• **GIVEN MATERIAL**
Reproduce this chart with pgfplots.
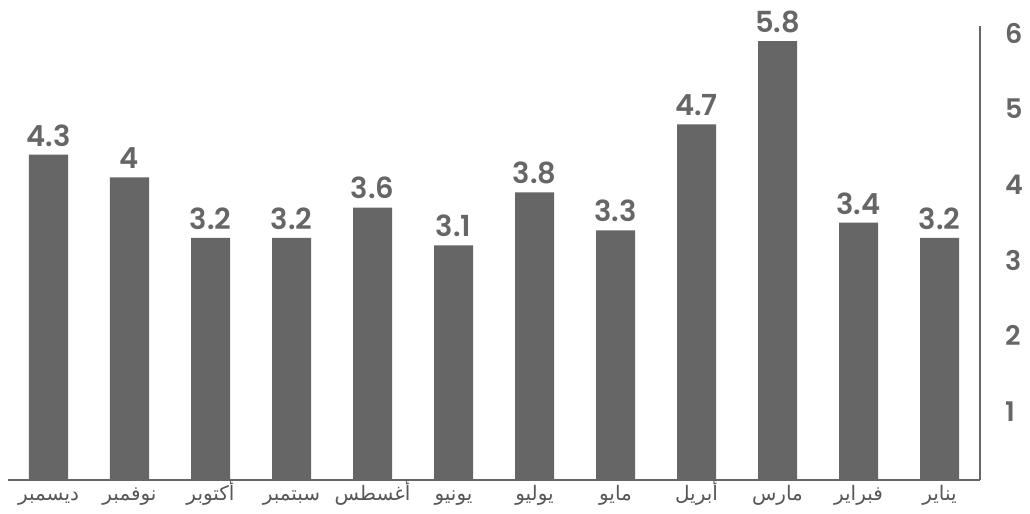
\documentclass[border=0pt]{standalone}
\usepackage{pgfplots}
\pgfplotsset{compat=1.18}
\usepackage{fontspec}
\TeXXeTstate=1
\newfontfamily\arabicfont[Script=Arabic]{DejaVu Sans}
\newfontfamily\numfont{Poppins}[BoldFont={Poppins SemiBold}]
\definecolor{bargray}{HTML}{666666}
\definecolor{txtgray}{HTML}{666666}
\begin{document}
\begin{tikzpicture}
\begin{axis}[
  scale only axis,
  width=486pt, height=227pt,
  xmin=-0.5, xmax=11.5,
  ymin=0, ymax=6,
  axis x line=bottom,
  axis y line=right,
  axis line style={-, draw=bargray, line width=1pt},
  xtick={0,...,11},
  xticklabels={
    {\arabicfont\beginR ديسمبر\endR},
    {\arabicfont\beginR نوفمبر\endR},
    {\arabicfont\beginR أكتوبر\endR},
    {\arabicfont\beginR سبتمبر\endR},
    {\arabicfont\beginR أغسطس\endR},
    {\arabicfont\beginR يونيو\endR},
    {\arabicfont\beginR يوليو\endR},
    {\arabicfont\beginR مايو\endR},
    {\arabicfont\beginR أبريل\endR},
    {\arabicfont\beginR مارس\endR},
    {\arabicfont\beginR فبراير\endR},
    {\arabicfont\beginR يناير\endR}},
  xticklabel style={font=\fontsize{10}{12}\selectfont, text=txtgray!85!black, anchor=base, yshift=-10.5pt},
  major tick length=0pt,
  ytick={1,...,6},
  yticklabel style={font=\numfont\bfseries\fontsize{13.5}{15}\selectfont, text=txtgray, anchor=west, xshift=9pt, yshift=-3.5pt},
  /pgf/number format/assume math mode=true,
  ybar,
  bar width=19.5pt,
  nodes near coords,
  every node near coord/.append style={font=\numfont\bfseries\fontsize{14.5}{16}\selectfont, text=txtgray, inner sep=0pt, yshift=4pt, /pgf/number format/assume math mode=true},
  clip=false,
]
\addplot[fill=bargray, draw=none] coordinates {
(0,4.3) (1,4) (2,3.2) (3,3.2) (4,3.6) (5,3.1) (6,3.8) (7,3.3) (8,4.7) (9,5.8) (10,3.4) (11,3.2)};
\end{axis}
\path (current axis.south west) ++(-4pt,-17pt) rectangle ++(515pt,257pt);
\end{tikzpicture}
\end{document}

• **BRIEF**
The listing above must be printed again exactly, minus its pictures.

• **ANSWER TO THIS TASK**
Reproduce this chart with pgfplots.
\documentclass[border=0pt]{standalone}
\usepackage{pgfplots}
\pgfplotsset{compat=1.18}
\usepackage{fontspec}
\TeXXeTstate=1
\newfontfamily\arabicfont[Script=Arabic]{DejaVu Sans}
\newfontfamily\numfont{Poppins}[BoldFont={Poppins SemiBold}]
\definecolor{bargray}{HTML}{666666}
\definecolor{txtgray}{HTML}{666666}
\begin{document}
\begin{tikzpicture}
\begin{axis}[
  scale only axis,
  width=486pt, height=227pt,
  xmin=-0.5, xmax=11.5,
  ymin=0, ymax=6,
  axis x line=bottom,
  axis y line=right,
  axis line style={-, draw=bargray, line width=1pt},
  xtick={0,...,11},
  xticklabels={
    {\arabicfont\beginR ديسمبر\endR},
    {\arabicfont\beginR نوفمبر\endR},
    {\arabicfont\beginR أكتوبر\endR},
    {\arabicfont\beginR سبتمبر\endR},
    {\arabicfont\beginR أغسطس\endR},
    {\arabicfont\beginR يونيو\endR},
    {\arabicfont\beginR يوليو\endR},
    {\arabicfont\beginR مايو\endR},
    {\arabicfont\beginR أبريل\endR},
    {\arabicfont\beginR مارس\endR},
    {\arabicfont\beginR فبراير\endR},
    {\arabicfont\beginR يناير\endR}},
  xticklabel style={font=\fontsize{10}{12}\selectfont, text=txtgray!85!black, anchor=base, yshift=-10.5pt},
  major tick length=0pt,
  ytick={1,...,6},
  yticklabel style={font=\numfont\bfseries\fontsize{13.5}{15}\selectfont, text=txtgray, anchor=west, xshift=9pt, yshift=-3.5pt},
  /pgf/number format/assume math mode=true,
  ybar,
  bar width=19.5pt,
  nodes near coords,
  every node near coord/.append style={font=\numfont\bfseries\fontsize{14.5}{16}\selectfont, text=txtgray, inner sep=0pt, yshift=4pt, /pgf/number format/assume math mode=true},
  clip=false,
]
\addplot[fill=bargray, draw=none] coordinates {
(0,4.3) (1,4) (2,3.2) (3,3.2) (4,3.6) (5,3.1) (6,3.8) (7,3.3) (8,4.7) (9,5.8) (10,3.4) (11,3.2)};
\end{axis}
\path (current axis.south west) ++(-4pt,-17pt) rectangle ++(515pt,257pt);
\end{tikzpicture}
\end{document}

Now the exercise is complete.